To use the API, you just package your text document into a simple XML format, and submit it to one of our HTTP endpoints. All of the APIs use the same input format. Our system responds with another XML document, containing the desired response data. If you are interested in using our API, please Contact Us for more details.

Sentence Parser API

The parser API allows users to analyze the grammatical content of text documents, searching for grammatical relationships such as "subject", "object", or "owner". Understanding of grammatical information is crucial to extract the precise meaning of text in a programmatic way.

The Ozora system will parse the submitted sentences, and return an XML document containing a representation of the resulting structure.
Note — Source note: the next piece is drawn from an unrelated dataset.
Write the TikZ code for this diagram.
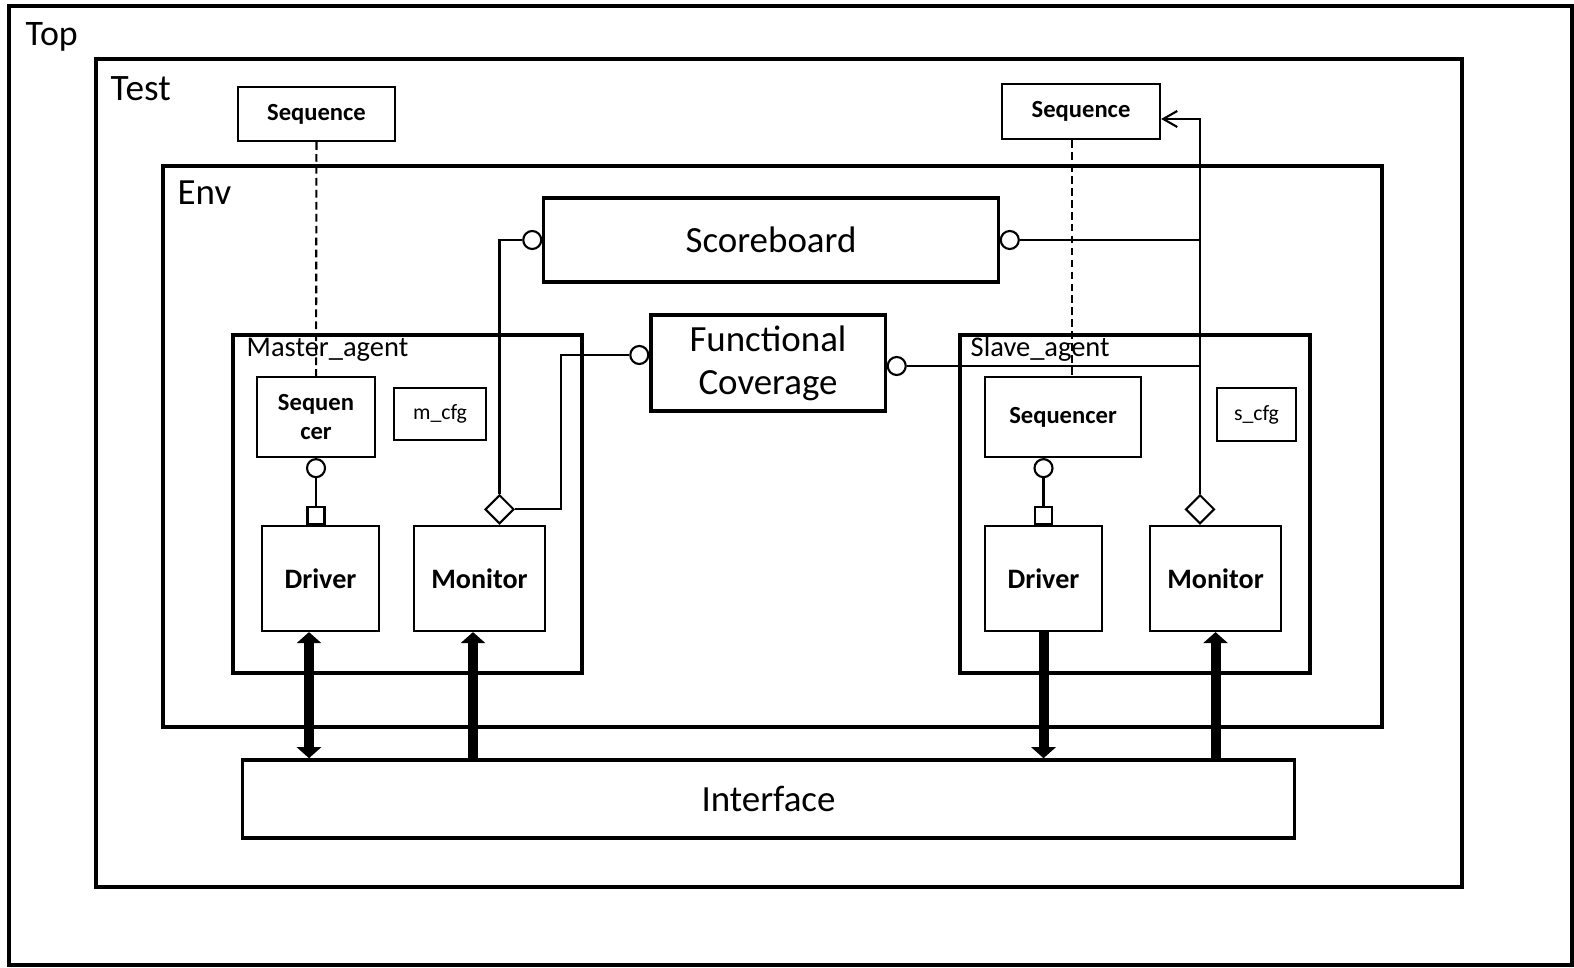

For a visualization of the Link Grammar structure, try the Sentence Parser demo here.

Entity Lookup API

As part of our general project of understanding text, we spend a lot of effort in developing, curating and maintaining an extensive database of Named Entities (also known as Proper Nouns). Often the most interesting pieces of information in a text document relate to Entities that the document discusses.

Entity Lookup is challenging for several reasons. First, the same Entity can appear in many different string forms. A newspaper article might refer to the president as "Barack H. Obama", "Mr. Obama", or just "Obama". Determining which Entity a particular string form refers to is a non-trivial task, which depends on context (which Entities were referred to previously in the document?), general knowledge of English usage (what nicknames are commonly associated with the name "Robert"?), and knowledge of specific details (what is Ted Cruz's full name?)
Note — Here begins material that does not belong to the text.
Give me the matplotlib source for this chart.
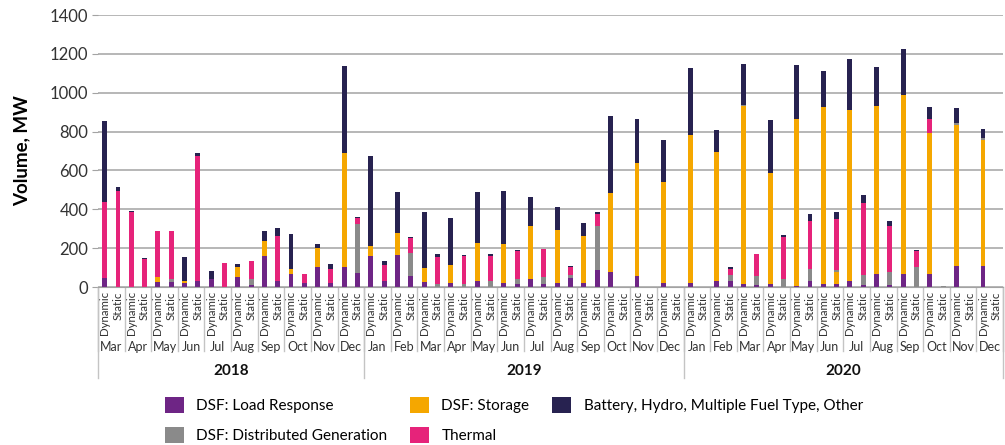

Note that the full problem of Named Entity Recognition is actually involves two distinct tasks: 1) determining that a string refers to some proper noun, and 2) identifying the particular Entity, and associated information, that the string form represents. Many other NLP systems only attempt to solve problem 1.

Stemming API

The Ozora text analysis system also includes sophisticated tools for stemming and entity recognition. Stemming is the process of determining the root form of a word that has been formed through a procedure of morphological inflection. For example, the word "unoperationalizable" is formed from the root word "operate" by applying a prefix and four suffixes (-ion, -al, -ize, -able). The system also knows about alternate spellings, so it will identify "recognisable" as being the British English version of the word Americans spell "recognizable".

Entity recognition is the problem of indentifying proper nouns in text, and resolving different permutations of the string form of the entity to the same item. As you can see in the search examples above, the system knows that the string "FDA" is the acronym version of "Food and Drug Administration". Similarly, the system will recognize "FLHMC", "Freddie Mac", and "Federal Home Loan Mortgage Corp." as strings that all refer to the same entity. Our system contains a large database of these entities, and we are constantly expanding the database.
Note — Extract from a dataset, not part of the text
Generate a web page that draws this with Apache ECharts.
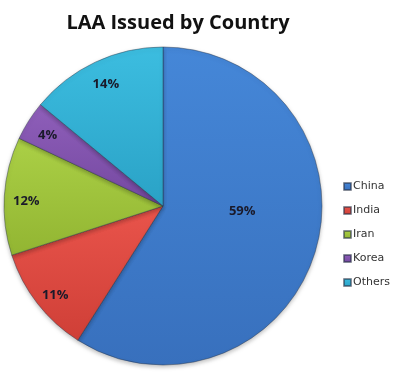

This technology can be useful for companies that want to do their own NLP projects in-house, but don't want to spend a lot of time on stemming and entity recognition tools. Many NLP algorithms use word feature vector counts as the main input. These word vectors are often very high dimensional - by default, one dimension per distinct word in the corpus. The performance of the NLP algorithms can be improved by using stemming to intelligently compress the feature vectors. It is better to use a single dimension for the root verb "run" than to use separate dimensions for each conjugational variant ("ran", "running", "runs").